* Exercise
Write again exactly the lines in the listing below, starting at the line with "Write a Python" and ending at the line with "import pandas as pd", both included. Pictures are not copied.

* Start Given information *

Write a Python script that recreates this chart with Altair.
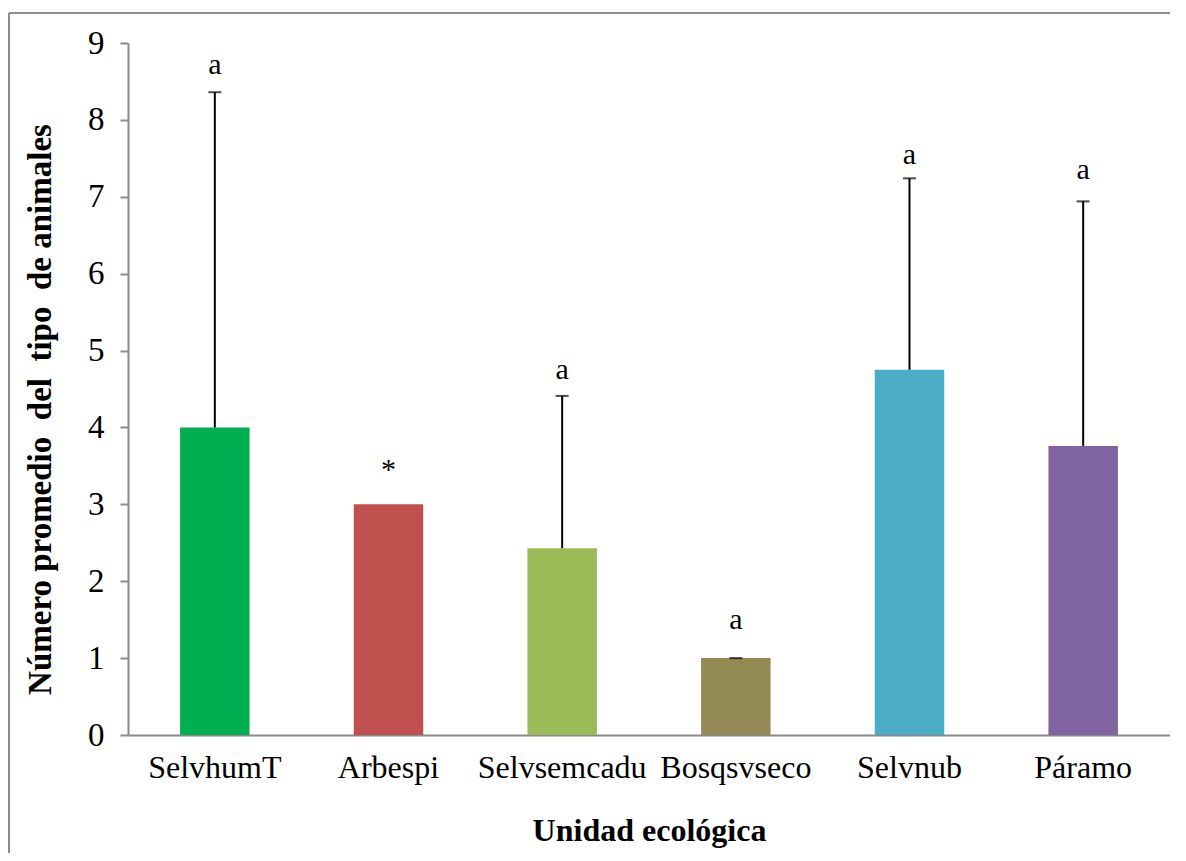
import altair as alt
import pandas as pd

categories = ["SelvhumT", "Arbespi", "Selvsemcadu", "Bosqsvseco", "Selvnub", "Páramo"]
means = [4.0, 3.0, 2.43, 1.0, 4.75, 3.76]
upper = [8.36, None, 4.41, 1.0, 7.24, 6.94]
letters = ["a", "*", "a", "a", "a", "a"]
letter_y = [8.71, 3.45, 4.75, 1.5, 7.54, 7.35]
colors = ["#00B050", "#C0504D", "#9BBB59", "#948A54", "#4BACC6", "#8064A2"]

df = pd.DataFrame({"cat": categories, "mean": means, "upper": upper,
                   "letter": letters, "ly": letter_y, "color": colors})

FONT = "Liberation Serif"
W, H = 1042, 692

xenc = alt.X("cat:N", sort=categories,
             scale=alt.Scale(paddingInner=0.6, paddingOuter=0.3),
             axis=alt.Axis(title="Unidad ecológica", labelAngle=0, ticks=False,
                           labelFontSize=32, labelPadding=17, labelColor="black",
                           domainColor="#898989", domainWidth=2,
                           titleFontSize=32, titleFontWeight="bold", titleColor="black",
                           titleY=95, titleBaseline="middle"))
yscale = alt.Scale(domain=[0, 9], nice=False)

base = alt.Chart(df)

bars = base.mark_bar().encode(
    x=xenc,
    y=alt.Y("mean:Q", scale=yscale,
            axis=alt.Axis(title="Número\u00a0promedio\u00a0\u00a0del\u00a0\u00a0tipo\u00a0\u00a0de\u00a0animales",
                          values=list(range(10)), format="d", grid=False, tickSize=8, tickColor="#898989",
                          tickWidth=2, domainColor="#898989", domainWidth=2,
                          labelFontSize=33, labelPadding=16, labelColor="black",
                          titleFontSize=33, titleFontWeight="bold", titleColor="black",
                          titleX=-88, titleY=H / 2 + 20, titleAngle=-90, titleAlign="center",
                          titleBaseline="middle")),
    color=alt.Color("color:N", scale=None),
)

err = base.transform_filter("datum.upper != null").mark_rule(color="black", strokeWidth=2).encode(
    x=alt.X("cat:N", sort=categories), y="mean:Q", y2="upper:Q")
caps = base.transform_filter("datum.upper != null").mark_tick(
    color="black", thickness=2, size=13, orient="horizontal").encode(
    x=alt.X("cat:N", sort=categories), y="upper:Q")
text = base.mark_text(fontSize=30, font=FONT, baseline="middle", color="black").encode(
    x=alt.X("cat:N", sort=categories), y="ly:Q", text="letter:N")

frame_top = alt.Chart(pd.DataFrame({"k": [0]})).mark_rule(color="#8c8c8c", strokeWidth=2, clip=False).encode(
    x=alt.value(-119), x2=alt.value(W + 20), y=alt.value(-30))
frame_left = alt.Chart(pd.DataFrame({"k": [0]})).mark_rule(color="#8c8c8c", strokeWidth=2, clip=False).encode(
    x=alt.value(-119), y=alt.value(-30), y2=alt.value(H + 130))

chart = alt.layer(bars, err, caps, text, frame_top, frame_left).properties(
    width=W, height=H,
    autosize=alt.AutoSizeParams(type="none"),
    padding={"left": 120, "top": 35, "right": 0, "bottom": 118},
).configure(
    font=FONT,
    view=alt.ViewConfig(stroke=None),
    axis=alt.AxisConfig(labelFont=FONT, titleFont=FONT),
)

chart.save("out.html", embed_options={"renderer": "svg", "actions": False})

* End Given information *
* Start Given information *

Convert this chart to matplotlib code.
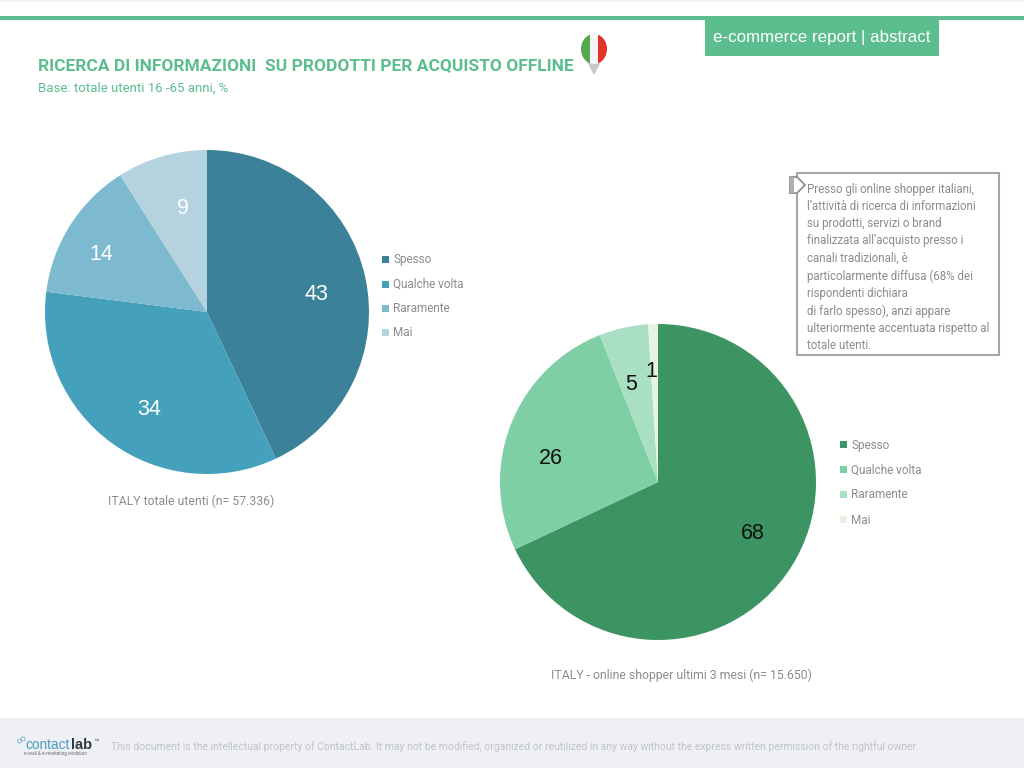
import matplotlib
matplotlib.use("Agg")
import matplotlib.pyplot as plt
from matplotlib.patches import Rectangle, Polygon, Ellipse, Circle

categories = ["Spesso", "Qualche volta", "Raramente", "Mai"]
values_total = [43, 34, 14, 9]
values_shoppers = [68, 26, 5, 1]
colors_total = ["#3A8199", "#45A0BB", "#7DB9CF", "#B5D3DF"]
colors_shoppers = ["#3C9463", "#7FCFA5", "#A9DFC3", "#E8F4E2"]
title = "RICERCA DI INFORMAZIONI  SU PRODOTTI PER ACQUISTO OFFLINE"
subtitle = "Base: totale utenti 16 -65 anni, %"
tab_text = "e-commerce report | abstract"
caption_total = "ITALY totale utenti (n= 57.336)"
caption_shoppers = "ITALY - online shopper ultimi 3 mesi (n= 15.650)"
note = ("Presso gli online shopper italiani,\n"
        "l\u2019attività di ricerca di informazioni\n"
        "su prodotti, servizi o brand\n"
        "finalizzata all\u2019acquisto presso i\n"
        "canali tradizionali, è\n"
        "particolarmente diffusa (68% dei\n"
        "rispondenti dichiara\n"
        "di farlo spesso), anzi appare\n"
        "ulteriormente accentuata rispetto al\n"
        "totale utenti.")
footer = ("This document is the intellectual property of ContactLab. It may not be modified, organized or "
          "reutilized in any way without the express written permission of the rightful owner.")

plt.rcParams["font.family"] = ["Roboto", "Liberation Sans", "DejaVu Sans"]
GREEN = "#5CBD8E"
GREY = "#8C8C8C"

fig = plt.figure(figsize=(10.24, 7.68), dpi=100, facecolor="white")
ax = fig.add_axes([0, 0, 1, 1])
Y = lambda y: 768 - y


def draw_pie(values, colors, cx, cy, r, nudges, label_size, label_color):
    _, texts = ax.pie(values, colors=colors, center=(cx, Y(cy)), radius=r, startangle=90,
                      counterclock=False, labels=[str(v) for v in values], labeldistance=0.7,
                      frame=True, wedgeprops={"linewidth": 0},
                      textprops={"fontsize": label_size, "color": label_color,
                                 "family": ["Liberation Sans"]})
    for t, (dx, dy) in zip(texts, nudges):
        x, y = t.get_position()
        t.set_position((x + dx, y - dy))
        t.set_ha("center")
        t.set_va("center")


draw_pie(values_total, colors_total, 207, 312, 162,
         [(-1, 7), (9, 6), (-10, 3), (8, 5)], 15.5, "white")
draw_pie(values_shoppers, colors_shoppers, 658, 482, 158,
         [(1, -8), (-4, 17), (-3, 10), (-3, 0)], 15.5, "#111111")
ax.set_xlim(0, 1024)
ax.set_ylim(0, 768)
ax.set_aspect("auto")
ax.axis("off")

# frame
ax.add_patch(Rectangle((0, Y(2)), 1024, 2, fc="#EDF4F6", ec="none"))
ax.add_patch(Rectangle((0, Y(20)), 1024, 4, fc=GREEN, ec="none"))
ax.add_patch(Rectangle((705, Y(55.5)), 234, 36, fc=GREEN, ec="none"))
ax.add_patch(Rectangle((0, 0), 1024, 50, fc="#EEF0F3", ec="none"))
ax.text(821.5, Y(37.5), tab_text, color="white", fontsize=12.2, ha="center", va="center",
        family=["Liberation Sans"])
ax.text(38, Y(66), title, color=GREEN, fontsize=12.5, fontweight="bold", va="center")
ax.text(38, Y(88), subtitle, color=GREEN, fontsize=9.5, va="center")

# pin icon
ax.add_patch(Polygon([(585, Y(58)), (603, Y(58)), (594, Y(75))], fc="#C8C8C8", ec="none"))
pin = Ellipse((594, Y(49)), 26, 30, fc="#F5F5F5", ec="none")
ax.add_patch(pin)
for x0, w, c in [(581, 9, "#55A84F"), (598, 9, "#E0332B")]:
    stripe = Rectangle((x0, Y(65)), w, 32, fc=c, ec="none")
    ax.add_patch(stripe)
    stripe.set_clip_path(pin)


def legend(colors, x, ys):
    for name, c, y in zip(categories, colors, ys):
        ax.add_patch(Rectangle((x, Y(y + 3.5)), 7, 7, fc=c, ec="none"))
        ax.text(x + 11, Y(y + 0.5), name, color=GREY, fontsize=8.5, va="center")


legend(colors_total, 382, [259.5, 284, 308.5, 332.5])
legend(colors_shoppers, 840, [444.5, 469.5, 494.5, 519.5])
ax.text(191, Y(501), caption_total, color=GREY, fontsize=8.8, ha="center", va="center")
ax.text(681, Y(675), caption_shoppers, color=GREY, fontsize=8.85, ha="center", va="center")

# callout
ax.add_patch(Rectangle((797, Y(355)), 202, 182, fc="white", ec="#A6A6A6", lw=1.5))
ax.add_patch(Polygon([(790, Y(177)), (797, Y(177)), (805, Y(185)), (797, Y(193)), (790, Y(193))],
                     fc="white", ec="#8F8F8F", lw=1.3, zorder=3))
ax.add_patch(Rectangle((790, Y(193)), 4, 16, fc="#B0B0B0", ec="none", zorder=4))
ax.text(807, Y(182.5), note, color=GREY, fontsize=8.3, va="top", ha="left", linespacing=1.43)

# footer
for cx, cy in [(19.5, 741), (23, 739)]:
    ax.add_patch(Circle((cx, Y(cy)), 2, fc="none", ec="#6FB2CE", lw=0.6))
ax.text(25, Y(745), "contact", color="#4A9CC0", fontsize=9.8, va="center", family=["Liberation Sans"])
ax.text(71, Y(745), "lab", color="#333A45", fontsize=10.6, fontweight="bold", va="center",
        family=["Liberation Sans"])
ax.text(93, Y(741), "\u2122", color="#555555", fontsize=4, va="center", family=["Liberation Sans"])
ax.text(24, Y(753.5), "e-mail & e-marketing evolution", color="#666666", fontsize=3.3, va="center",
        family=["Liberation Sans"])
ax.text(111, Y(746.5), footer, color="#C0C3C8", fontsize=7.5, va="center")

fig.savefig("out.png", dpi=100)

* End Given information *

* Response to this exercise
Write a Python script that recreates this chart with Altair.
import altair as alt
import pandas as pd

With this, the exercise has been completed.